There are already signs that things are changing and that the left is finally realizing that one side is playing hardball and the other isn't; it is beginning to respond in turn. One of the best is the previously mentioned MWO, which provides a valuable service in exposing the media's deference to the administration. Another is Paul Krugman's column, which, bit by bit, is unravelling the aura of fiscal responsibility and economic superiority that the right has taken for granted for too long. (Hence the reason the libertarian blogosphere is freaking out over Krugman; he's tearing apart their scripture and exposing that their alliance-of-convenience with the Republicans is nothing more than a hollow lie for those who actually value economic efficiency over lining their own pockets).

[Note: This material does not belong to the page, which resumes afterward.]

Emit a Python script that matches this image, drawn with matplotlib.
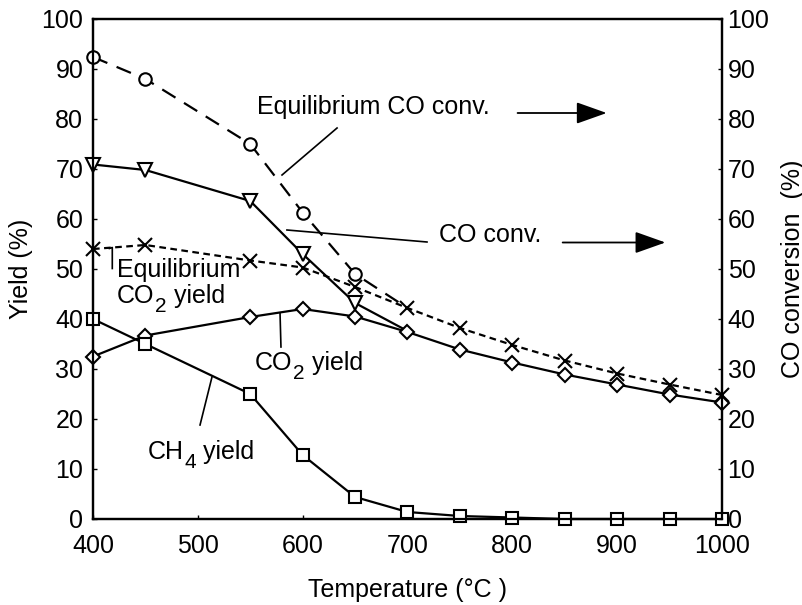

Others are the liberal blogs I've found and the liberal sources online, which are slowly returning the Internet to parity... I hope. Parity will not matter, however, if the left does not remember that there are many on the right who think that we are, yes, evil. They cannot be dismissed. They cannot be ignored. They have too much power, they have too much influence, they have too much money for that. They must be met with all the wit and ferocity that the progressive community holds dear, and that community itself must learn to function with the kind of cohesion and strength that the right brings to bear every day, or it will be swamped.